8. The contention of Mr. Raval to the effect that when the application which was given by the Respondent no. 2 union dated 16th September, 1998 to the Labour Court Bharuch with a request to join the petitioner in the original reference and when such an application was pending and no decision has been taken so far, meanwhile, the Respondent no. 1 has referred the matter against the petitioner and, therefore, the opportunity which was available to the petitioner to point out before the Labour Court that the petitioner is not a necessary party for which summons is required to be issued to the petitioner is not available now to the petitioner, in view of the order passed by the first Respondent dated 27th September, 1999. According to my view, Mr. Raval is not right in saying so because the provisions of S. 18(3)(b) of the I.D. Act relate to the power of the Labour Court in case if the Labour Court is satisfied that there is necessity to summon any party to appear in the present proceedings, then the Labour Court can certainly issue summons to the third party. The power of the Respondent no. 1 is altogether different under S. 10(1) of the I.D. Act, 1947. But, in either way, the petitioner can very well agitate the same contentions before the Labour Court even after the reference order dated 27th September, 1999 has been passed to join the petitioner as a party in the said proceedings. Therefore, still, opportunity is available to the petitioner herein to point out to the Labour Court that by amendment of the reference, though the petitioner is joined as a party to the proceedings by Respondent no. 1, no relief can be granted by the Labour Court against the petitioner herein. The petitioner can avail of such an opportunity by filing the written statement and by raising such a contention in the written statement before the Labour Court and it is obvious that the same shall be dealt with and decided by the Labour Court in accordance with law after hearing the parties to the proceedings. Thus, the petitioner is having an ample opportunity on merit to point out and prove before the Labour Court its contentions and, therefore, passing of an order by the first Respondent during the pendency of the application before the Labour Court will not have any adverse effect and will not curtail right of the petitioner which is otherwise available to the petitioner. Therefore, such a contention raised by Mr. Raval cannot be entertained and accepted.

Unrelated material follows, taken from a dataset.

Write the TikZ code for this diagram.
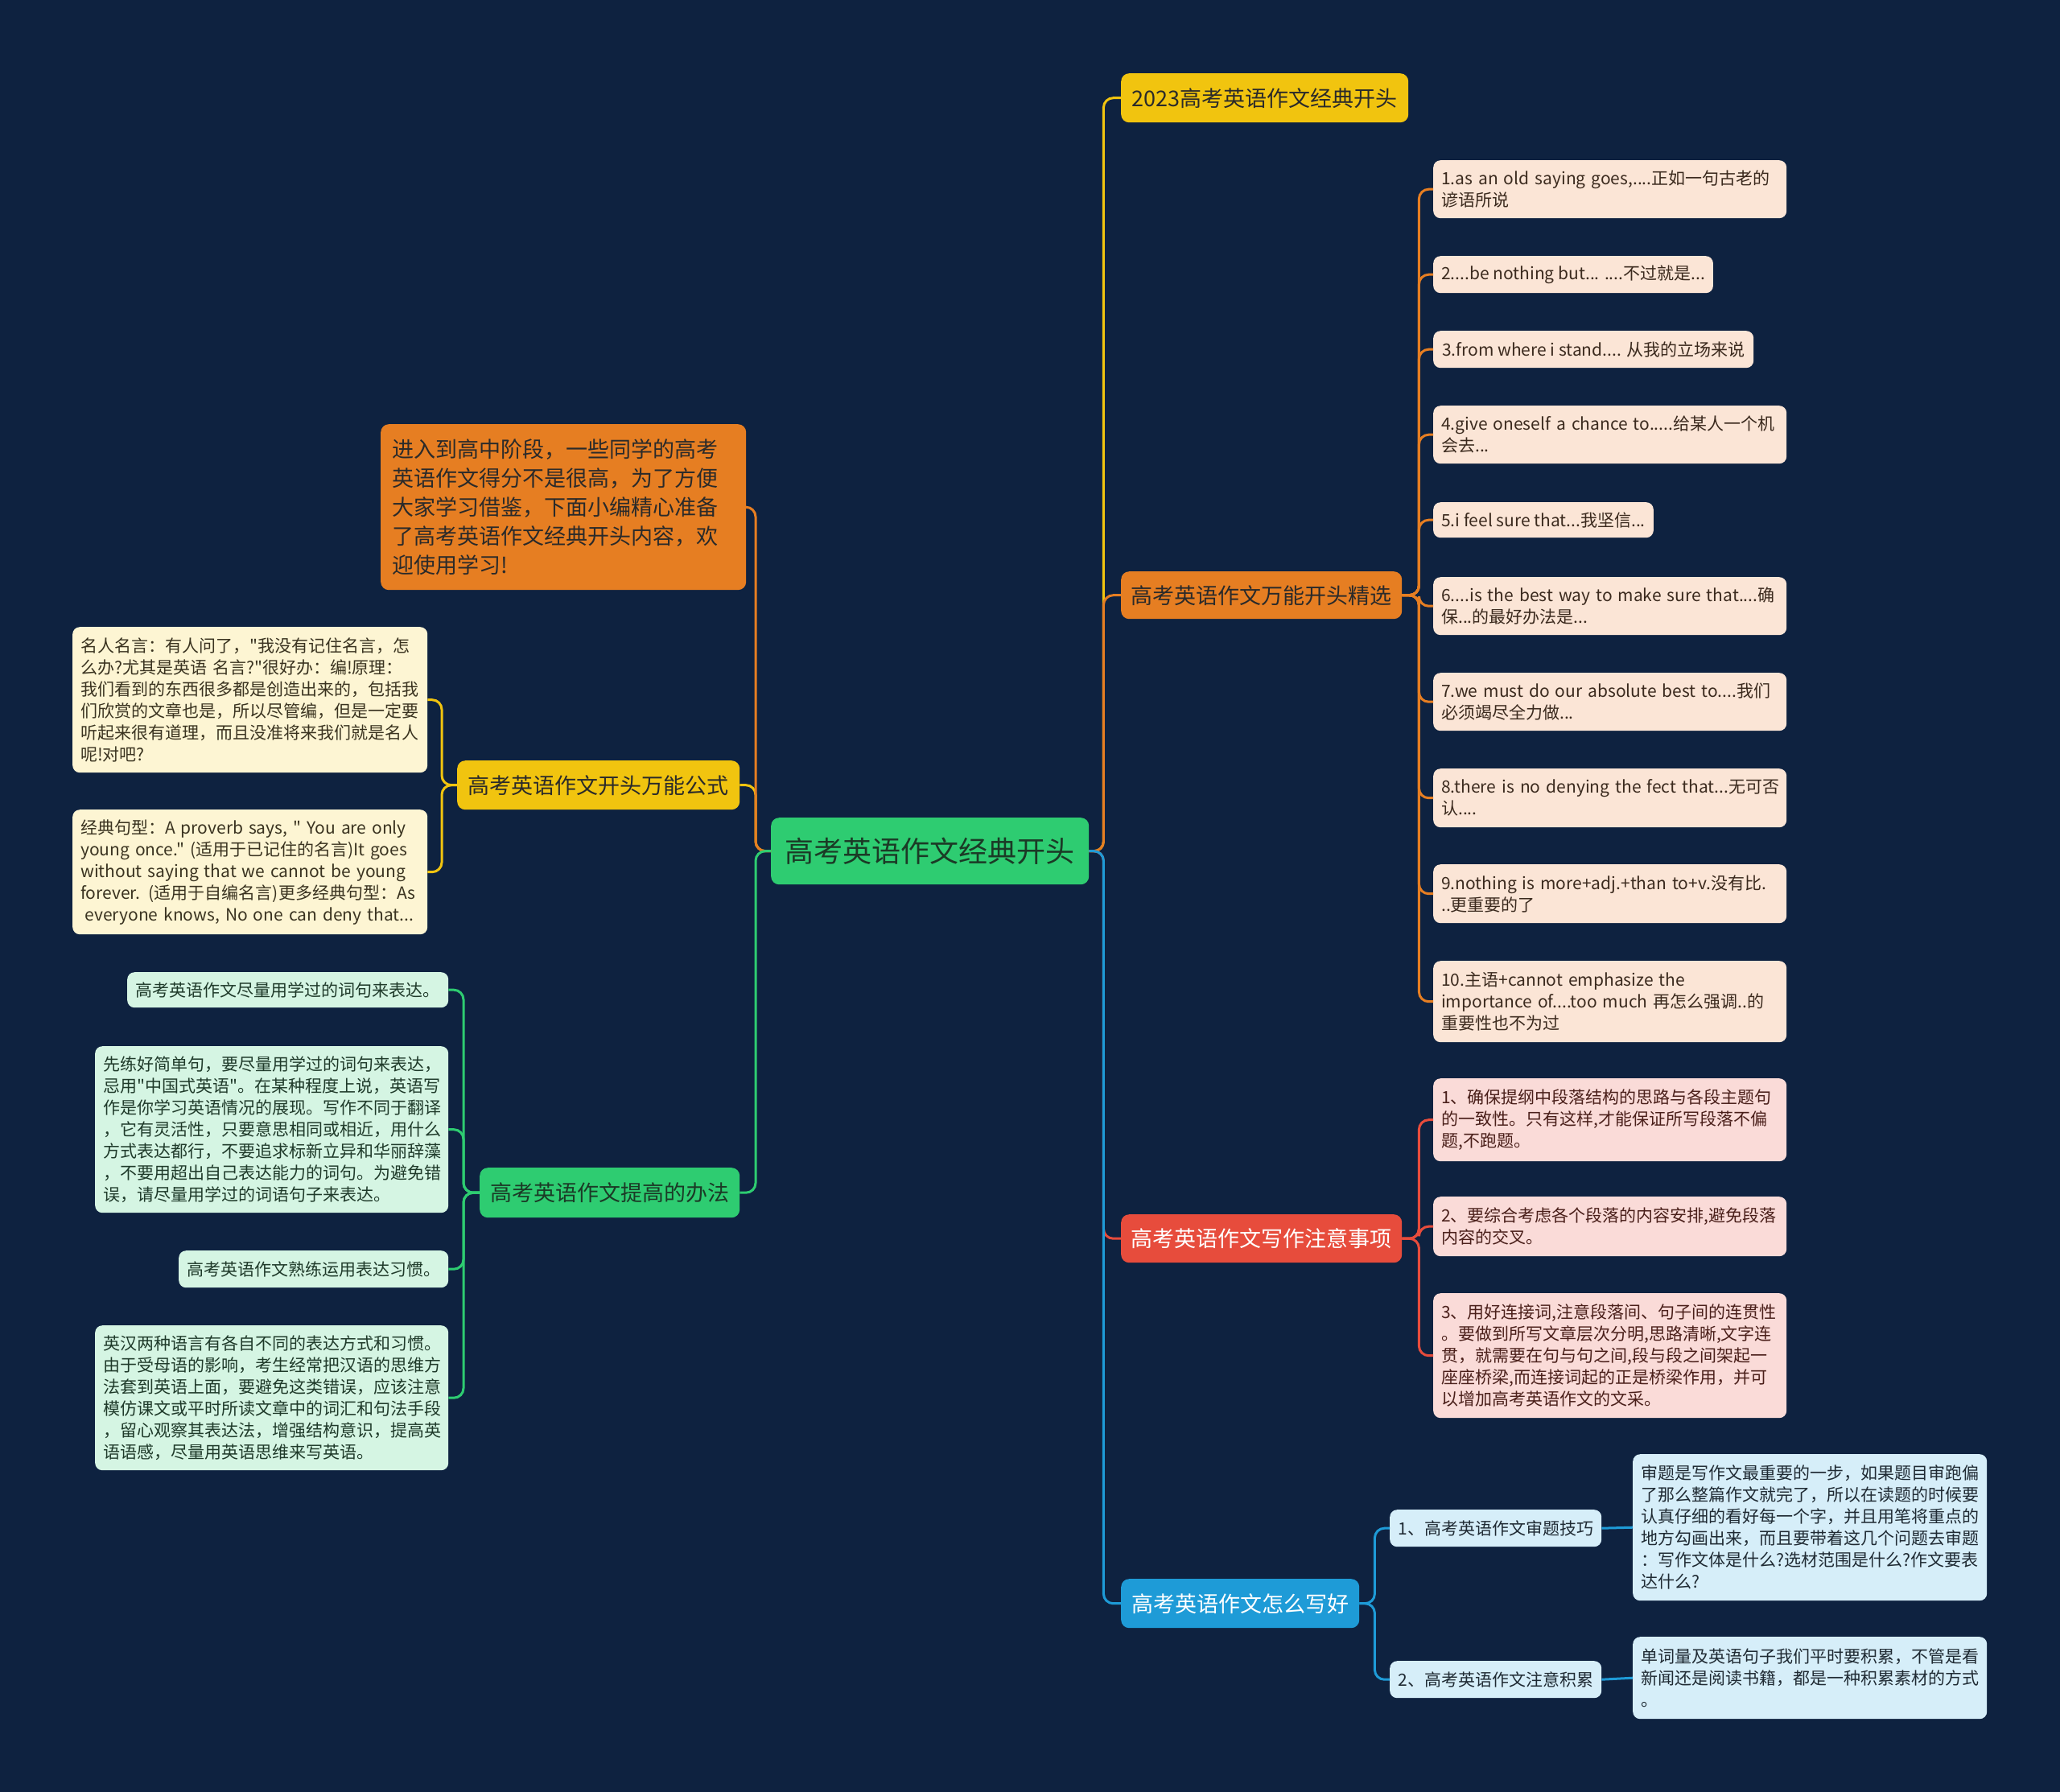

9. Therefore, The order passed by Respondent no. 1 dated 27th September, 1999 is within the jurisdiction and power of the Respondent no. 1 and the petitioner is not having any prejudicial effect because the petitioner can very well submit his case by submitting written statement for which notice has been issued by the Labour Court in pursuance to the reference order dated 27th September, 1999 at page 22 to file written statement against the statement of claim filed by the second Respondent and, therefore, the petitioner is having an opportunity to submit his case before the Labour Court and, therefore, there is no substance in this petition and Respondent no. 1 has not committed any error while passing the impugned order. No other submissions were made by Mr. Raval. He has not been able to point out any infirmity and/or jurisdictional error in the order impugned herein. Therefore, the petitions are dismissed. Notice in each of the petitions shall stand discharged. There shall be no order as to costs.